Why It Matters in NHI Security

When the authorization layer is weak or inconsistent, NHIs can move laterally, call unapproved APIs, or modify high-value assets far beyond their intended scope. That creates a direct path from a single exposed credential to broad operational impact. It also makes incident review harder, because teams cannot easily prove why a subject was allowed to take a specific action at a specific time.

For governance, this is one of the clearest controls for separating identity from privilege. It supports least privilege, just-in-time elevation, and Zero Trust Architecture by forcing each request through a policy decision instead of assuming trust from the surrounding environment. The Ultimate Guide to NHIs reports that 80% of identity breaches involved compromised non-human identities such as service accounts and API keys, which is a strong indicator that authorization failures compound credential compromise. Organisational resilience improves when the authorization layer is treated as a reviewable control, not a hidden application detail.
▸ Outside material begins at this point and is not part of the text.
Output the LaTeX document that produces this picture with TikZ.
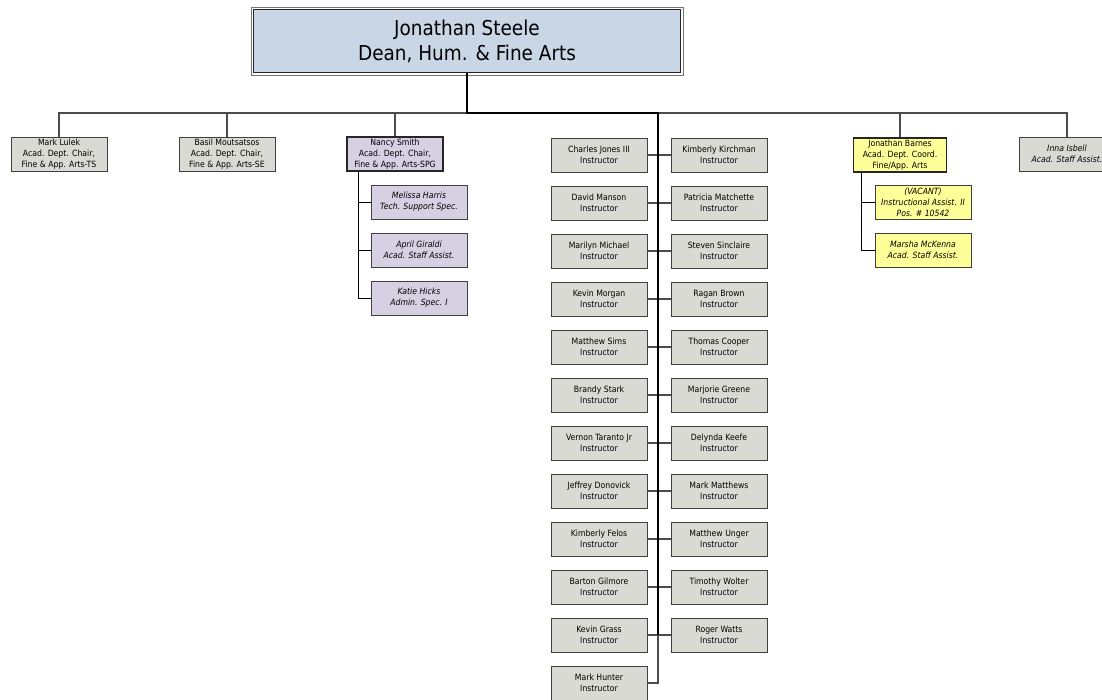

Organisations typically encounter this term only after a service account performs an action it was never meant to perform, at which point authorization becomes operationally unavoidable to address.

Standards & Framework Alignment

This section maps relevant standards and security frameworks to the operational risks and controls described in this guidance.

OWASP Non-Human Identity Top 10 address the attack and risk surface, while NIST CSF 2.0 and NIST Zero Trust (SP 800-207) set the governance and control requirements practitioners need to meet.

Framework Control / Reference Relevance
OWASP Non-Human Identity Top 10 NHI-01 Authorization scope must be limited for NHI credentials and service accounts.
NIST CSF 2.0 PR.AC-4 Access permissions should be managed and reviewed as explicit policy decisions.
NIST Zero Trust (SP 800-207) Zero Trust requires each request to be individually authorized, not implicitly trusted.

Define and enforce least-privilege policy per NHI so each identity can only perform approved actions.